The door squeaks. Your residential college dean “has entered.”
Years ago, AOL Instant Messenger revolutionized communication and procrastination for students across the nation. But now, even administrators working from within Yale’s gothic towers are beginning to recognize the technology’s convenience.
“Sometimes I need to call the registrar’s office and if the line’s busy I can go online and click on the name and leave a message and say, ‘I tried to call but the line was busy. Get back to me,’” said Janice Harrilla, the administrative assistant for the Branford College Dean’s Office.

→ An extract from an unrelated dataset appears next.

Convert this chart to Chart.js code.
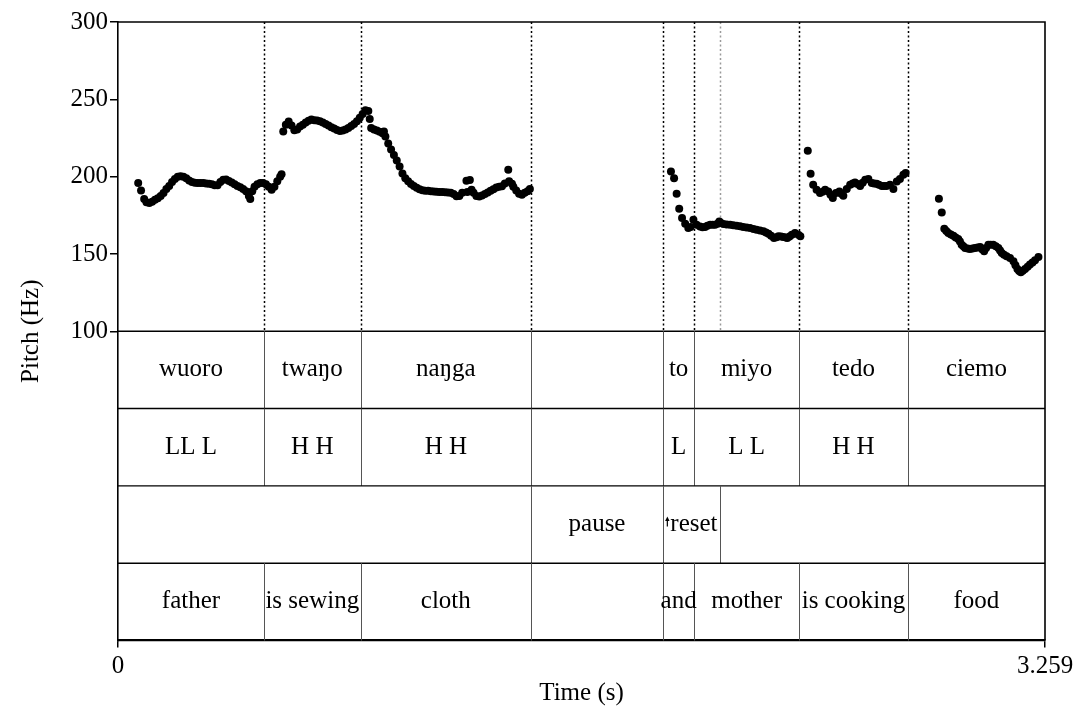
<!DOCTYPE html>
<html>
<head>
<meta charset="utf-8">
<script src="https://cdn.jsdelivr.net/npm/chart.js@4/dist/chart.umd.min.js"></script>
<style>
  html, body { margin: 0; padding: 0; background: #fff; }
  canvas { display: block; }
</style>
</head>
<body>
<canvas id="pitch" width="1078" height="712"></canvas>
<script>
// Time axis (s) and pitch axis (Hz)
const timeRange = [0, 3.259];
const pitchRange = [100, 300];
const pitchTicks = [100, 150, 200, 250, 300];
const timeTicks = [0, 3.259];

// Pitch track: frame times (s) and F0 values (Hz)
const pitchTimes = [
  // wuoro
  0.071, 0.081, 0.092, 0.10, 0.11, 0.12, 0.13, 0.14, 0.15, 0.16, 0.17, 0.18, 0.19, 0.20, 0.21, 0.22,
  0.23, 0.24, 0.25, 0.26, 0.27, 0.28, 0.29, 0.30, 0.31, 0.32, 0.33, 0.34, 0.35, 0.36, 0.37, 0.38,
  0.39, 0.40, 0.41, 0.42, 0.43, 0.44, 0.45, 0.46, 0.465, 0.472, 0.48, 0.49, 0.50, 0.51, 0.52, 0.53,
  0.54, 0.55, 0.56, 0.57, 0.575,
  // twaŋo, naŋga
  0.581, 0.59, 0.60, 0.61, 0.62, 0.63, 0.64, 0.65, 0.66, 0.67, 0.68, 0.69, 0.70, 0.71, 0.72, 0.73,
  0.74, 0.75, 0.76, 0.77, 0.78, 0.79, 0.80, 0.81, 0.82, 0.83, 0.84, 0.85, 0.86, 0.87, 0.88, 0.885,
  0.89, 0.90, 0.91, 0.92, 0.93, 0.935, 0.94, 0.95, 0.96, 0.97, 0.98, 0.99, 1.00, 1.01, 1.02, 1.03,
  1.04, 1.05, 1.06, 1.07, 1.08, 1.09, 1.10, 1.11, 1.12, 1.13, 1.14, 1.15, 1.16, 1.17, 1.18, 1.19,
  1.20, 1.21, 1.225, 1.228, 1.237, 1.243, 1.25, 1.26, 1.27, 1.28, 1.29, 1.30, 1.31, 1.32, 1.33, 1.34,
  1.35, 1.36, 1.372, 1.375, 1.385, 1.39, 1.40, 1.41, 1.42, 1.43, 1.44, 1.448,
  // to, miyo
  1.944, 1.955, 1.964, 1.973, 1.983, 1.994, 2.005, 2.013, 2.023, 2.034, 2.046, 2.055, 2.064, 2.072,
  2.082, 2.091, 2.099, 2.108, 2.114, 2.120, 2.128, 2.140, 2.152, 2.163, 2.175, 2.187, 2.198, 2.210,
  2.222, 2.234, 2.245, 2.257, 2.269, 2.278, 2.287, 2.296, 2.306, 2.315, 2.322, 2.331, 2.339, 2.348,
  2.353, 2.361, 2.369, 2.380, 2.392, 2.399,
  // tedo
  2.425, 2.435, 2.444, 2.456, 2.468, 2.477, 2.486, 2.497, 2.505, 2.513, 2.524, 2.536, 2.543, 2.550,
  2.562, 2.574, 2.583, 2.591, 2.600, 2.609, 2.618, 2.627, 2.638, 2.650, 2.658, 2.667, 2.675, 2.685,
  2.693, 2.702, 2.714, 2.726, 2.738, 2.749, 2.761, 2.769,
  // ciemo
  2.886, 2.896, 2.905, 2.912, 2.919, 2.928, 2.937, 2.945, 2.954, 2.960, 2.966, 2.972, 2.978, 2.987,
  2.995, 3.004, 3.013, 3.022, 3.031, 3.038, 3.045, 3.052, 3.060, 3.068, 3.077, 3.086, 3.095, 3.101,
  3.107, 3.115, 3.124, 3.136, 3.148, 3.155, 3.162, 3.168, 3.174, 3.181, 3.189, 3.198, 3.206, 3.215,
  3.224, 3.236
];
const pitchHz = [
  // wuoro
  195.8, 191, 185.5, 183.5, 183, 183.8, 185, 186, 187.5, 189.4, 192, 194, 196.5, 198.5, 200, 200.3,
  200, 199, 197.5, 196.5, 196, 195.8, 195.8, 195.8, 195.6, 195.4, 195, 194.5, 194.5, 196.5, 198, 198.2,
  197.2, 196.2, 195, 194, 193.2, 192, 190.5, 187.5, 185.5, 190.5, 193.5, 195, 195.8, 195.8, 195, 193.5,
  191.5, 193.5, 197, 200, 201.6,
  // twaŋo, naŋga
  229.2, 233.5, 235.6, 233, 230, 230.5, 232.4, 233.5, 235, 236.2, 237, 236.5, 236.3, 235.8, 235, 234,
  233, 232, 231.2, 230.2, 229.5, 229.8, 230.5, 231.5, 232.8, 234, 235.8, 238, 240.5, 243, 242.5, 237.2,
  231.4, 230.5, 229.8, 229, 228.1, 229.2, 226, 221.5, 217.5, 214, 210.5, 206.5, 202, 199, 197, 195.3,
  194, 192.8, 191.8, 191.2, 190.9, 190.8, 190.6, 190.4, 190.2, 190, 190, 189.9, 189.8, 189.5, 188.7, 187.3,
  187.5, 189.5, 197.3, 190, 197.8, 191.5, 189.5, 187.5, 187.2, 187.8, 188.7, 189.8, 190.8, 191.8, 193, 193.4,
  193.8, 195.5, 204.4, 197, 195.4, 193.5, 191, 189, 188.3, 189.5, 190.6, 192,
  // to, miyo
  203.3, 199, 188.9, 179.2, 173.2, 169.5, 166.8, 167.5, 172.1, 168.9, 167.8, 167.3, 167.4, 168.2,
  168.9, 168.9, 168.9, 169.5, 171, 170, 169.3, 169.1, 168.9, 168.6, 168.3, 167.9, 167.4, 167.1,
  166.8, 166.2, 165.7, 165.2, 164.6, 163.8, 163.1, 161.8, 160.3, 160.8, 161.4, 161.2, 161, 160.6,
  160.3, 161.3, 162.4, 163.5, 162.4, 161.5,
  // tedo
  216.7, 201.8, 194.7, 191.5, 189.4, 190.2, 191.5, 190.4, 188.2, 186.1, 189.4, 190.4, 189, 187.6,
  192, 194.7, 195.5, 196.2, 195.2, 194, 196, 198, 198.4, 195.8, 195.6, 195.4, 194.7, 194,
  194, 194, 194.7, 192, 196.9, 198.4, 201.2, 202.3,
  // ciemo
  185.7, 176.8, 166.3, 164.8, 163.5, 162.6, 161.8, 160.7, 159.6, 158, 156, 155, 153.9, 153.5,
  153.2, 153.5, 153.9, 154.2, 154.5, 153, 151.7, 153.8, 156, 156, 156, 155, 153.9, 152.2,
  150.6, 149.5, 148.5, 147.4, 145.2, 142.7, 140.3, 139, 138.1, 139.2, 140.3, 141.7, 143.1, 144.5,
  145.9, 148
];

// Annotation tiers: interval boundaries (s) and one label per interval
const wordBounds = [0.513, 0.853, 1.452, 1.916, 2.026, 2.394, 2.777];
const wordLabels = ['wuoro', 'twaŋo', 'naŋga', '', 'to', 'miyo', 'tedo', 'ciemo'];
const toneBounds = [0.513, 0.853, 1.452, 1.916, 2.026, 2.394, 2.777];
const toneLabels = ['LL L', 'H H', 'H H', '', 'L', 'L L', 'H H', ''];
const eventBounds = [1.452, 1.916, 2.116];
const eventLabels = ['', 'pause', '↑reset', ''];
const glossBounds = [0.513, 0.853, 1.452, 1.916, 2.026, 2.394, 2.777];
const glossLabels = ['father', 'is sewing', 'cloth', '', 'and', 'mother', 'is cooking', 'food'];

const tiers = [
  { bounds: wordBounds, labels: wordLabels },
  { bounds: toneBounds, labels: toneLabels },
  { bounds: eventBounds, labels: eventLabels },
  { bounds: glossBounds, labels: glossLabels }
];

const FONT_FAMILY = "'Liberation Serif', 'Times New Roman', serif";
const FONT_SIZE = 25;
const TIER_SPAN = 50; // height of one tier in y-scale units, stacked below the pitch floor

// small upward arrow drawn in front of a label that starts with '↑'
function drawUpArrow(ctx, x, yTop, yBot) {
  ctx.save();
  ctx.strokeStyle = '#000';
  ctx.fillStyle = '#000';
  ctx.lineWidth = 1.2;
  ctx.beginPath();
  ctx.moveTo(x, yTop + 3);
  ctx.lineTo(x, yBot);
  ctx.stroke();
  ctx.beginPath();
  ctx.moveTo(x, yTop);
  ctx.lineTo(x - 2.2, yTop + 4.5);
  ctx.lineTo(x + 2.2, yTop + 4.5);
  ctx.closePath();
  ctx.fill();
  ctx.restore();
}

const textGrid = {
  id: 'textGrid',
  beforeDatasetsDraw(chart) {
    const { ctx, scales: { x, y } } = chart;
    const yTop = y.getPixelForValue(pitchRange[1]);
    const yBot = y.getPixelForValue(pitchRange[0]);
    const marks = [...new Set([...wordBounds, ...eventBounds])];
    ctx.save();
    ctx.lineWidth = 1.5;
    ctx.setLineDash([2, 2.5]);
    marks.forEach(t => {
      ctx.strokeStyle = wordBounds.includes(t) ? '#000' : '#9a9a9a';
      const px = Math.round(x.getPixelForValue(t)) + 0.5;
      ctx.beginPath();
      ctx.moveTo(px, yTop);
      ctx.lineTo(px, yBot);
      ctx.stroke();
    });
    ctx.restore();
  },
  afterDraw(chart) {
    const { ctx, chartArea: a, scales: { x, y } } = chart;
    ctx.save();
    // frame: top and right edges
    ctx.strokeStyle = '#000';
    ctx.lineWidth = 1.6;
    ctx.beginPath();
    ctx.moveTo(a.left, a.top);
    ctx.lineTo(a.right, a.top);
    ctx.lineTo(a.right, a.bottom);
    ctx.stroke();

    tiers.forEach((tier, i) => {
      const top = y.getPixelForValue(pitchRange[0] - TIER_SPAN * i);
      const bot = y.getPixelForValue(pitchRange[0] - TIER_SPAN * (i + 1));
      // tier top line
      ctx.strokeStyle = '#000';
      ctx.lineWidth = 1.4;
      ctx.beginPath();
      ctx.moveTo(a.left, top);
      ctx.lineTo(a.right, top);
      ctx.stroke();
      // interval boundaries
      ctx.strokeStyle = '#555';
      ctx.lineWidth = 1;
      tier.bounds.forEach(t => {
        const px = Math.round(x.getPixelForValue(t)) + 0.5;
        ctx.beginPath();
        ctx.moveTo(px, top);
        ctx.lineTo(px, bot);
        ctx.stroke();
      });
      // labels
      const edges = [timeRange[0], ...tier.bounds, timeRange[1]];
      const cy = (top + bot) / 2;
      ctx.fillStyle = '#000';
      ctx.textBaseline = 'middle';
      ctx.font = `${FONT_SIZE}px ${FONT_FAMILY}`;
      tier.labels.forEach((label, k) => {
        if (!label) return;
        const cx = (x.getPixelForValue(edges[k]) + x.getPixelForValue(edges[k + 1])) / 2;
        if (label.startsWith('↑')) {
          const rest = label.slice(1);
          const wRest = ctx.measureText(rest).width;
          const wArrow = 5;
          const start = cx - (wRest + wArrow) / 2;
          drawUpArrow(ctx, start + 2, cy - 8, cy + 2);
          ctx.textAlign = 'left';
          ctx.fillText(rest, start + wArrow, cy);
        } else {
          ctx.textAlign = 'center';
          ctx.fillText(label, cx, cy);
        }
      });
    });
    ctx.restore();
  }
};

const axisFont = { family: FONT_FAMILY, size: FONT_SIZE };

new Chart(document.getElementById('pitch'), {
  type: 'scatter',
  data: {
    datasets: [{
      data: pitchTimes.map((t, i) => ({ x: t, y: pitchHz[i] })),
      pointRadius: 4,
      pointBackgroundColor: '#000',
      pointBorderWidth: 0,
      showLine: false
    }]
  },
  options: {
    responsive: false,
    animation: false,
    devicePixelRatio: 1,
    layout: { padding: { top: 22, right: 33, left: 0, bottom: 0 } },
    plugins: { legend: { display: false }, tooltip: { enabled: false } },
    scales: {
      x: {
        type: 'linear',
        min: timeRange[0],
        max: timeRange[1],
        afterBuildTicks: s => { s.ticks = timeTicks.map(v => ({ value: v })); },
        afterFit: s => { s.height = 71.5; },
        ticks: { font: axisFont, color: '#000', padding: 4, maxRotation: 0, autoSkip: false, callback: v => String(v) },
        grid: { drawOnChartArea: false, tickLength: 7, color: '#000', lineWidth: 1.5 },
        border: { color: '#000', width: 2.2 },
        title: { display: true, text: 'Time (s)', font: axisFont, color: '#000', padding: { top: 0, bottom: 4 } }
      },
      y: {
        type: 'linear',
        min: pitchRange[0] - TIER_SPAN * tiers.length,
        max: pitchRange[1],
        afterBuildTicks: s => { s.ticks = pitchTicks.map(v => ({ value: v })); },
        afterFit: s => { s.width = 118; },
        ticks: { font: axisFont, color: '#000', padding: 2, autoSkip: false, callback: v => String(v) },
        grid: { drawOnChartArea: false, tickLength: 8, color: '#000', lineWidth: 1.5 },
        border: { color: '#000', width: 1.6 },
        title: { display: true, text: 'Pitch (Hz)', font: axisFont, color: '#000', padding: { top: 16, bottom: 0 } }
      }
    }
  },
  plugins: [textGrid]
});
</script>
</body>
</html>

Harrilla, who used Instant Messenger when she worked for the registrar’s office, said she was attracted to the service because of its speed and convenience. She said the dean of Branford does not use Instant Messenger, but Harrilla still uses it to communicate with other offices, especially the registrar’s office.
“It comes in handy if the two assistants at the front desk need an answer really fast,” said Barry Kane, the registrar of the Faculty of Arts and Sciences. “Instead of jumping up to find the answer, they don’t even have to leave their desks.”
Indeed, office layout may dictate a need for the technology. Davenport College Dean Peter Quimby began to use Instant Messenger to communicate with his administrative assistant, Rhonda Vegilante, when they moved into a new office over a year ago. In the old office,
Vegilante could see into Quimby’s office from her desk, but now a hallway separates the two rooms.
“We decide to use Instant Messenger rather than yelling to each other from our desks,” Quimby said.
But most users said Instant Messenger has not replaced face-to-face interaction, and they have not found the technology to be alienating. In some cases, the service may allow more expression than the old intercom systems it has replaced.
“You send a little message with a happy face or a sad face,” said one administrative assistant. “It makes it personal.”
But not too personal. Most said Yale offices are unlikely to see creative screen names anytime soon.
“This is an office environment,” said Jeanette Chavira, the Association of Yale Alumni’s director for college classes, who uses Instant Messenger to communicate with colleagues at the AYA. “Most people want to use something close to their real names.”
Quimby said he and Vegilante recently decided to add a little more fun to their online personas, though, and picked icons. For Vegilante, the choice was Mr. Met — the mascot of the New York Mets — and for Quimby, it was “sort of a toothless farmer,” he said.
They are keeping their screen names private, although they said no students have ever asked for them.
In general, Quimby said students seemed surprised to learn that even he used the service.
“A lot of students say, ‘Wow, you use IM?’” Quimby said.
But none have ever asked for his screenname, and he said he would not give it out.
Quimby said he limits his use of Instant Messenger to the office and is wary of expanding its use beyond the confines of his office.
“I think IM has the potential for wasting a lot of time,” he said.
For Yale offices, perhaps the switch to Instant Messenger is more of an evolution than a revolution, and, despite its conveniences, it seems to be far from ubiquitous. Branford and Davenport are the only college dean’s offices that use Instant Messenger at all, and even in many other offices, administrative assistants said its use was “minimal.”
“I’ve never even heard of it,” one administrative assistant said.
“What is it?” more than one asked.
“No, we don’t use anything like that,” said Heidi Kaminskas-Chagnon, the administrative assistant in the Jonathan Edwards Dean’s Office. “We’re kind of boring over here.”